The only other option is to default on these obligations on the basis that they cannot be paid, and for politicians to be forced to explain to the public employees and pensioners that because they did not reform the system when they had the chance, the promises are no longer any good.

The irony is that the same public employee unions who have spent hundreds of millions of dollars in other states castigating public officials who dare try to reform these broken systems — which were arrived at through the collective bargaining process — would then face the consequences of their own intransigence.

All of which gives perspective for why some are now calling for the Federal Reserve to begin purchasing hundreds of billions of dollars of state and municipal bonds, as have Stanford law professors Joseph Grundfest, Mark Lemley and George Triantis.

After all, why bother reforming anything or defaulting if the central bank can just print trillions of dollars to cover the gap? If it works for the federal government and banks where the central bank buys much of their bad debt, it should work for the states, too, right?

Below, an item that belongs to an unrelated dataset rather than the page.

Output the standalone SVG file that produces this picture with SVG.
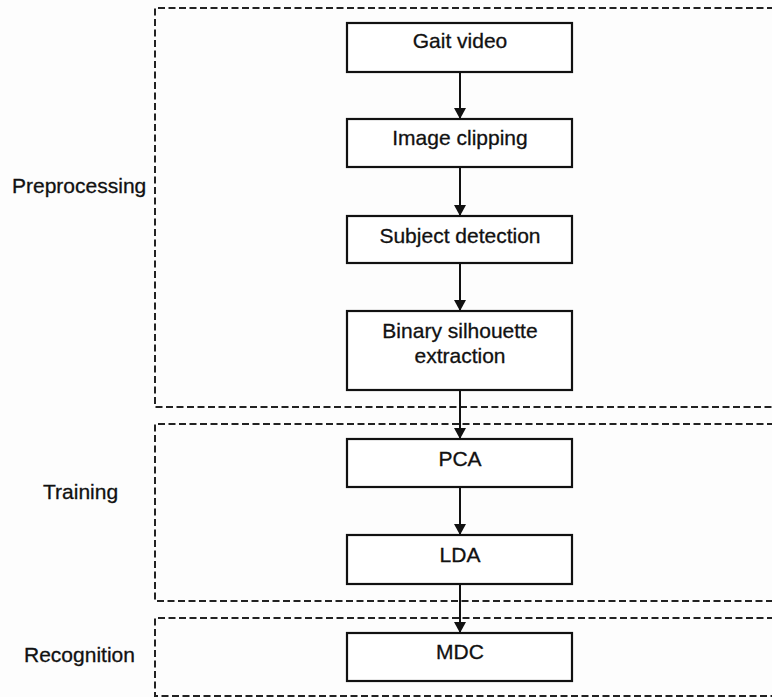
<svg xmlns="http://www.w3.org/2000/svg" width="772" height="697" viewBox="0 0 772 697">
<style>
.bg{fill:#fdfdfd}
.grp{fill:none;stroke:#222;stroke-width:2;stroke-dasharray:7 3.5}
.box{fill:#fff;stroke:#111;stroke-width:2.2}
.t{font-family:"Liberation Sans",Arial,sans-serif;font-size:21px;fill:#111;stroke:#111;stroke-width:0.3;text-anchor:middle}
.lbl{font-family:"Liberation Sans",Arial,sans-serif;font-size:21px;fill:#111;stroke:#111;stroke-width:0.3}
.c{stroke:#111;stroke-width:2;fill:none;marker-end:url(#ah)}
</style>
<defs>
<marker id="ah" markerWidth="12" markerHeight="14" refX="11" refY="7" orient="auto" markerUnits="userSpaceOnUse">
<path d="M0,1 L11,7 L0,13 Z" fill="#111"/>
</marker>
</defs>
<rect class="bg" x="0" y="0" width="772" height="697"/>
<g id="group-preprocessing">
<path class="grp" d="M774,8 H155 V407 H774"/>
<text class="lbl" x="12" y="193">Preprocessing</text>
</g>
<g id="group-training">
<path class="grp" d="M774,424 H155 V601 H774"/>
<text class="lbl" x="43" y="499">Training</text>
</g>
<g id="group-recognition">
<path class="grp" d="M774,618 H155 V696 H774"/>
<text class="lbl" x="24" y="662">Recognition</text>
</g>
<g id="connectors">
<line class="c" x1="460" y1="72" x2="460" y2="119"/>
<line class="c" x1="460" y1="167" x2="460" y2="216"/>
<line class="c" x1="460" y1="263" x2="460" y2="311"/>
<line class="c" x1="460" y1="390" x2="460" y2="439"/>
<line class="c" x1="460" y1="487" x2="460" y2="535"/>
<line class="c" x1="460" y1="584" x2="460" y2="633"/>
</g>
<g id="node-gait-video">
<rect class="box" x="347" y="23" width="225" height="49"/>
<text class="t" x="460" y="48">Gait video</text>
</g>
<g id="node-image-clipping">
<rect class="box" x="347" y="119" width="225" height="48"/>
<text class="t" x="460" y="145">Image clipping</text>
</g>
<g id="node-subject-detection">
<rect class="box" x="347" y="216" width="225" height="47"/>
<text class="t" x="460" y="243">Subject detection</text>
</g>
<g id="node-binary-silhouette">
<rect class="box" x="347" y="311" width="225" height="79"/>
<text class="t" x="460" y="338">Binary silhouette</text>
<text class="t" x="460" y="363">extraction</text>
</g>
<g id="node-pca">
<rect class="box" x="347" y="439" width="225" height="48"/>
<text class="t" x="460" y="466">PCA</text>
</g>
<g id="node-lda">
<rect class="box" x="347" y="535" width="225" height="49"/>
<text class="t" x="460" y="562">LDA</text>
</g>
<g id="node-mdc">
<rect class="box" x="347" y="633" width="225" height="48"/>
<text class="t" x="460" y="659">MDC</text>
</g>
</svg>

Of course, this “solution” would put the Fed into the exact same situation as the European Central Bank is in bailing out Greece, Italy, and Spain — bankrupt sovereigns who see no other way to get their fiscal houses in order and maintain civil order. What we’ve already learned from Europe is that this “solution” provides little incentive to those bailed out states to actually do things that might, in time, put them on the road to solvency.

In the process, it spreads the cost of fiscal irresponsibility to those who don’t overspend or overpromise. That means everyone else gets put on the hook for politicians’ big mistakes — again.

At the end of the day, default is probably the best option for Illinois and other bankrupt states, because if the Fed bails out those out that refuse to reform their broken systems, they will have to do it for everyone.

Instead, they should be allowed to fail, and the politicians can then face the voters and explain why they never reformed the system, a fate they richly deserve.